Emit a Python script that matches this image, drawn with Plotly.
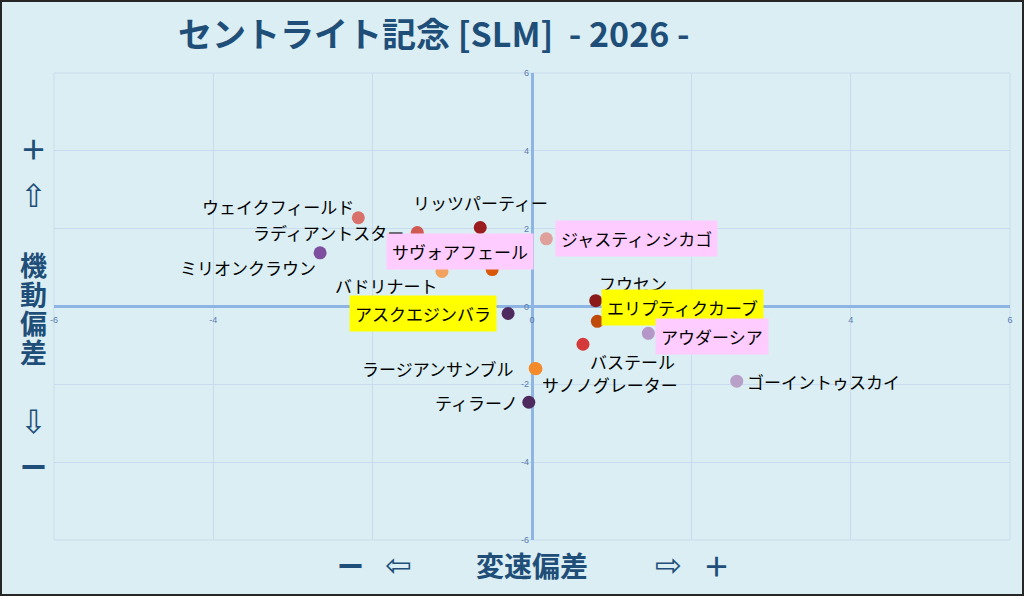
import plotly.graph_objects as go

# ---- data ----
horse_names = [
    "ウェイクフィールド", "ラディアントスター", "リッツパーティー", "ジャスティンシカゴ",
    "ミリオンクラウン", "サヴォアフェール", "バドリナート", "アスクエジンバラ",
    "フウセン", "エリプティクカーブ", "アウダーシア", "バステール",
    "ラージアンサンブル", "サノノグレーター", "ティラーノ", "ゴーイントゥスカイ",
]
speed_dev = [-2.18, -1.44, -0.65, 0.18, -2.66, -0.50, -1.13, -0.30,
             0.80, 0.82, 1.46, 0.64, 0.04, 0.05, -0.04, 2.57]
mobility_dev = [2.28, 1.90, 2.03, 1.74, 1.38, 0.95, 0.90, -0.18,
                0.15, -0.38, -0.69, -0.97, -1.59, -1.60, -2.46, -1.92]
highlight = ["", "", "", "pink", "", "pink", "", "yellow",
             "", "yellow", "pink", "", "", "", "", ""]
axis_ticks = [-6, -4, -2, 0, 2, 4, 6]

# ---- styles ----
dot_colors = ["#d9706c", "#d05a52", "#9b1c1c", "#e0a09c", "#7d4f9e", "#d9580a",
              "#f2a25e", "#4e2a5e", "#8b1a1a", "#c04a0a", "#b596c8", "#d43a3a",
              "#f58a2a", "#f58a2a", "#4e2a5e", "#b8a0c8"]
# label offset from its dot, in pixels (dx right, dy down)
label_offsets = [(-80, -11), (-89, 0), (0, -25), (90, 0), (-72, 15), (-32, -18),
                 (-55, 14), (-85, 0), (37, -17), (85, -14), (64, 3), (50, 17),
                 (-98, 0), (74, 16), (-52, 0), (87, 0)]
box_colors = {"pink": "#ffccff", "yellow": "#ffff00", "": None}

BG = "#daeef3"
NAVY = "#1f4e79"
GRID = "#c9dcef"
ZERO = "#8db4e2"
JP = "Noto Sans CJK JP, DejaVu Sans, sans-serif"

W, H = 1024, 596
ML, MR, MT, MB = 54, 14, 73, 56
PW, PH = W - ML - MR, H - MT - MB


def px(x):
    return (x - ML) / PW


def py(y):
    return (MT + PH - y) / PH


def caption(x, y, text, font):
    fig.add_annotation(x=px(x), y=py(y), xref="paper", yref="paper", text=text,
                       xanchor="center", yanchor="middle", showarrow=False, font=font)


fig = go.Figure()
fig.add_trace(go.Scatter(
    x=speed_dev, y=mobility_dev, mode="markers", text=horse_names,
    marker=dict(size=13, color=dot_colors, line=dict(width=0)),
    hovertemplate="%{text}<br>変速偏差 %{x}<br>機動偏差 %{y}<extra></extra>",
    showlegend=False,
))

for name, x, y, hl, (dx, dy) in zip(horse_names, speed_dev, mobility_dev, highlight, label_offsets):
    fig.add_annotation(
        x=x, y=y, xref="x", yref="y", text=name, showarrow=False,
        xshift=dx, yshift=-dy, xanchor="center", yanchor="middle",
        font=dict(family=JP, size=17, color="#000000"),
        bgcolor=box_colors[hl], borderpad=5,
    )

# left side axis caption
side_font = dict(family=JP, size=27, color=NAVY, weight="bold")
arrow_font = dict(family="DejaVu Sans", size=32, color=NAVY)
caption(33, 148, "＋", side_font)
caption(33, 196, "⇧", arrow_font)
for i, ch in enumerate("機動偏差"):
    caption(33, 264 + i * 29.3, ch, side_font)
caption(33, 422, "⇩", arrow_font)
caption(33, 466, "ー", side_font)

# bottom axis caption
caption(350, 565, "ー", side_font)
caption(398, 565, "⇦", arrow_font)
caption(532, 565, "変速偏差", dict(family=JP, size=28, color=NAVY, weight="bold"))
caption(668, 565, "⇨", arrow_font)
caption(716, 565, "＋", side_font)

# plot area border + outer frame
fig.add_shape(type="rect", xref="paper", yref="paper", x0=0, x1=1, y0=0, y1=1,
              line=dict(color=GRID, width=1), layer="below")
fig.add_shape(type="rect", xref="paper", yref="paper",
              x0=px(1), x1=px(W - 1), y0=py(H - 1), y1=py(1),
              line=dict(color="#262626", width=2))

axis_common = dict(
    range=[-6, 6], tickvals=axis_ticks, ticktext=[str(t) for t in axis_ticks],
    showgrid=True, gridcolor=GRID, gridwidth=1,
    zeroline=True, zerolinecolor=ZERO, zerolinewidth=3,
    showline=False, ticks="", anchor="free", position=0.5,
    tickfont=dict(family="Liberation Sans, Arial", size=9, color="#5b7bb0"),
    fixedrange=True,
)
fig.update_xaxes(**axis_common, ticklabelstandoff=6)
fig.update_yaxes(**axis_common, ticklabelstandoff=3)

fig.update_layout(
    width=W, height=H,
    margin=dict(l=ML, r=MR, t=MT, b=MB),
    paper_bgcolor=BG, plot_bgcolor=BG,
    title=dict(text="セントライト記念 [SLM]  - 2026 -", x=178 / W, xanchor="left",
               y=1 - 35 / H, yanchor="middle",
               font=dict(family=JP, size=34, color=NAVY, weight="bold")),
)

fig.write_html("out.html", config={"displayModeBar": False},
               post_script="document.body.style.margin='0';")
* * *
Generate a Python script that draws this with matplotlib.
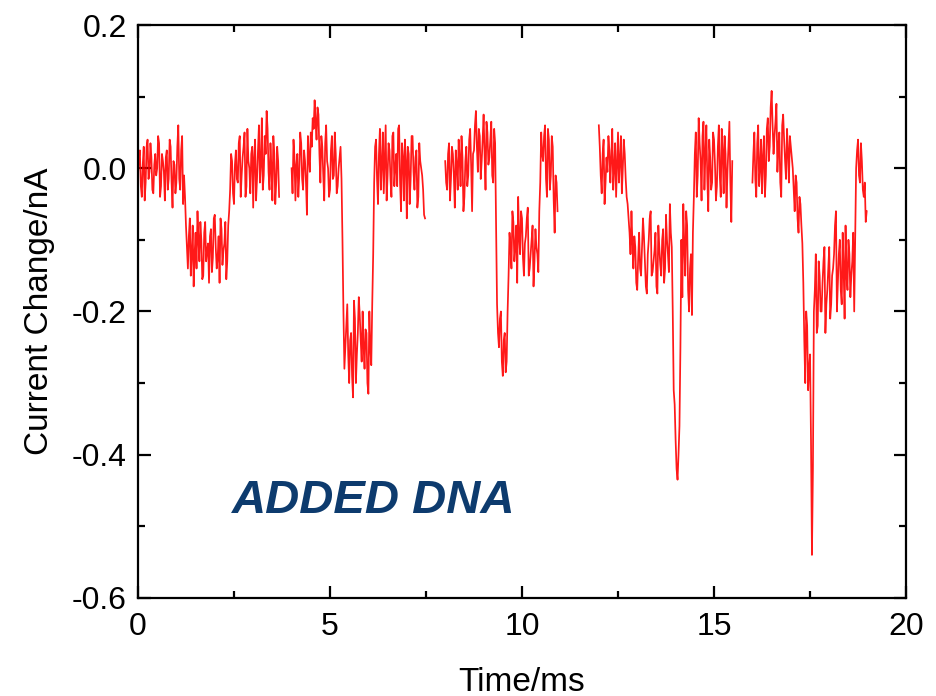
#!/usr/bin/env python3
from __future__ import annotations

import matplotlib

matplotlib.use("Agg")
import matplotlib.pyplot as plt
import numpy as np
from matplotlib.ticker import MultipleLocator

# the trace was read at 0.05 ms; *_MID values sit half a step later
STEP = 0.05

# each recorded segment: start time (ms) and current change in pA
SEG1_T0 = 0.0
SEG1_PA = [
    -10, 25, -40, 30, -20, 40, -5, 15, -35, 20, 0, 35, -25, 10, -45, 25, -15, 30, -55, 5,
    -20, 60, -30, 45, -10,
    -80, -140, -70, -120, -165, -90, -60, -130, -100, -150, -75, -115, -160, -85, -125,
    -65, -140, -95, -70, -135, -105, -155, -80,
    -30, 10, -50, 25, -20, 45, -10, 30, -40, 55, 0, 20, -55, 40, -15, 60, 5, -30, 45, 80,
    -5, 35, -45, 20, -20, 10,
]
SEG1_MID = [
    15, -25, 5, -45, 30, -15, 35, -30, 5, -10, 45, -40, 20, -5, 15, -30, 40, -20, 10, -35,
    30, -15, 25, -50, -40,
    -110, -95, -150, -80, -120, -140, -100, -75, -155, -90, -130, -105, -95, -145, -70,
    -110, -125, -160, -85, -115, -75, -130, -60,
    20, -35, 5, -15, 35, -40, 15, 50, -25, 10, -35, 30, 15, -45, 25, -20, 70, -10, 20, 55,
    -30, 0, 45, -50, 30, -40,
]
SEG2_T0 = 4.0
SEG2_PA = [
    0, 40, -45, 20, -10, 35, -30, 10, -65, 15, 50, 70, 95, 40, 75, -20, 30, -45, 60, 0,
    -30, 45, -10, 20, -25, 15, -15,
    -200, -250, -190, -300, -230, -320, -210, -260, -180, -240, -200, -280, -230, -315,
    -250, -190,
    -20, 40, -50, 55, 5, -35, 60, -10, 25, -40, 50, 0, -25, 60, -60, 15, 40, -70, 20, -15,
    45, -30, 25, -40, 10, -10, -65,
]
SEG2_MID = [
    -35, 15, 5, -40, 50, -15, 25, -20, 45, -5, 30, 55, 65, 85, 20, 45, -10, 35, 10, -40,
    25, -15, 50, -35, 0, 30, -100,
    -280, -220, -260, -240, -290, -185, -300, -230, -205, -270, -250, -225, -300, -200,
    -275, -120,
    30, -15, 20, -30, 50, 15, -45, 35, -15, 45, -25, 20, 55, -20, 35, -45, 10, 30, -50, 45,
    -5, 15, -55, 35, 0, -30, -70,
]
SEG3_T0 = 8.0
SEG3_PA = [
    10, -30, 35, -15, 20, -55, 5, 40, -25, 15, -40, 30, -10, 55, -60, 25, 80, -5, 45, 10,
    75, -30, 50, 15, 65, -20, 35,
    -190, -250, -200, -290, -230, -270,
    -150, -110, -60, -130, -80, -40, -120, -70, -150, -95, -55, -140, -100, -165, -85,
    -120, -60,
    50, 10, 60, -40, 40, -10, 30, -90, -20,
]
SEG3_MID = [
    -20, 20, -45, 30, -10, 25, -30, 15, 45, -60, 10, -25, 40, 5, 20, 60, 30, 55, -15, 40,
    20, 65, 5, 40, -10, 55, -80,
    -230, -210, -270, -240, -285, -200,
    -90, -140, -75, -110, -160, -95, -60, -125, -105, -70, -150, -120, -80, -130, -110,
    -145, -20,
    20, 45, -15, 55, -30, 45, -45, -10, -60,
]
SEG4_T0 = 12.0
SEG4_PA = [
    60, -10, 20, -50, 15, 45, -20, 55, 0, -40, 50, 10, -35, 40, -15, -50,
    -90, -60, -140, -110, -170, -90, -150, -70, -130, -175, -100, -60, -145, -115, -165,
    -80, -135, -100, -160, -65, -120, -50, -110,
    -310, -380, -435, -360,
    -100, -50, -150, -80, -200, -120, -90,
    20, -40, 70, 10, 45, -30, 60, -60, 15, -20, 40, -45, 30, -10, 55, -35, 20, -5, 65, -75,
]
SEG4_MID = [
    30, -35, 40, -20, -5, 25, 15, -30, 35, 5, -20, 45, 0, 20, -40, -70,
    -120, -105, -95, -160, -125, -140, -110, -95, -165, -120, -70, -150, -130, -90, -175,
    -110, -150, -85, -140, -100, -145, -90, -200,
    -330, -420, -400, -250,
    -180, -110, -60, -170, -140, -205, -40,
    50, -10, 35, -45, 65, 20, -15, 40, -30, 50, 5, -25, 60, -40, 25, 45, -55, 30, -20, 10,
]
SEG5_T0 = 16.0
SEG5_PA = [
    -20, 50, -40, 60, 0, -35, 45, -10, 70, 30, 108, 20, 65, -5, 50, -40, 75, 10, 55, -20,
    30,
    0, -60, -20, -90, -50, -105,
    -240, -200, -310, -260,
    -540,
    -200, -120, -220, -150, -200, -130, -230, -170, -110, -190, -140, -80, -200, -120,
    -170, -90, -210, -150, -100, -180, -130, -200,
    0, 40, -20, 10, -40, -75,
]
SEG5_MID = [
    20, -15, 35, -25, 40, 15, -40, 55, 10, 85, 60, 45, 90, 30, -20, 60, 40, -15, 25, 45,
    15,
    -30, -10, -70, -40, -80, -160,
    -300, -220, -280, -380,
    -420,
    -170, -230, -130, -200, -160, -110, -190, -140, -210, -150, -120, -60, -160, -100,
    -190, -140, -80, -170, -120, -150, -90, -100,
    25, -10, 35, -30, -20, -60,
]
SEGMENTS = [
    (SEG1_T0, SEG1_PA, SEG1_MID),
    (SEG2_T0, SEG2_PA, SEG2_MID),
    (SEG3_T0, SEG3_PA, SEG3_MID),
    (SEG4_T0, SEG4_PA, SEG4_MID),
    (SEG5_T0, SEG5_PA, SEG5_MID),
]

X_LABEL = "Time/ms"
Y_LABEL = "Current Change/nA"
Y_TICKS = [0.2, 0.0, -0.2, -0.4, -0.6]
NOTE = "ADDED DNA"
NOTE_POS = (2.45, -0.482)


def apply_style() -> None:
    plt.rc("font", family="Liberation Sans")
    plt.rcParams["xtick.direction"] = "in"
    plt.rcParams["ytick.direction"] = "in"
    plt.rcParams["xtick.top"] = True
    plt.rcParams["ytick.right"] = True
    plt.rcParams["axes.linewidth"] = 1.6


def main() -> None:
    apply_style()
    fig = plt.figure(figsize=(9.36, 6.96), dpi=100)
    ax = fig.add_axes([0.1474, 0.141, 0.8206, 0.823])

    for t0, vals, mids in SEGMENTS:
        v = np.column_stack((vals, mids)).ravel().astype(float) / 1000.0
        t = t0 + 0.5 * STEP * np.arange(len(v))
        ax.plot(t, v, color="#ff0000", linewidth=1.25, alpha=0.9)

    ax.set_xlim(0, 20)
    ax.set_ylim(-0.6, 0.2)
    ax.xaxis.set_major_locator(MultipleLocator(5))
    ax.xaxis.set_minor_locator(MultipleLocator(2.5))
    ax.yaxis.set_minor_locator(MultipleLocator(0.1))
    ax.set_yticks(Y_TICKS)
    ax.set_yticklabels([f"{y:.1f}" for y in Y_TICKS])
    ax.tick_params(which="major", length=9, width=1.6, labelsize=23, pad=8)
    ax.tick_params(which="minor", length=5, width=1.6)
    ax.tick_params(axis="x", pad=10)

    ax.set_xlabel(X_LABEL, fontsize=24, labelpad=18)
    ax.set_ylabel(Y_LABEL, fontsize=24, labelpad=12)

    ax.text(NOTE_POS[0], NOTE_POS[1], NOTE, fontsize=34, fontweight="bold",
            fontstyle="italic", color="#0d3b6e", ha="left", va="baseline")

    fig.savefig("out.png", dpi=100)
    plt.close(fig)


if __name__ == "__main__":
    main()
...
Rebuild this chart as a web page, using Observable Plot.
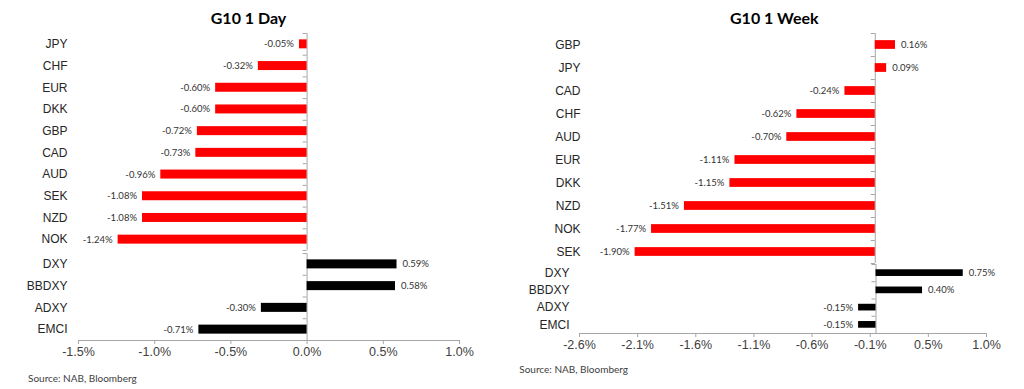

● **INSTRUCTIONS FOR THE TASK**
Omit the pictures. Extract exactly the lines that begin with the one holding "Generate a Python" and end with the one holding "STEP = 0.05", inclusive.

● **REPLY TO THE EXERCISE**
Generate a Python script that draws this with matplotlib.
#!/usr/bin/env python3
from __future__ import annotations

import matplotlib

matplotlib.use("Agg")
import matplotlib.pyplot as plt
import numpy as np
from matplotlib.ticker import MultipleLocator

# the trace was read at 0.05 ms; *_MID values sit half a step later
STEP = 0.05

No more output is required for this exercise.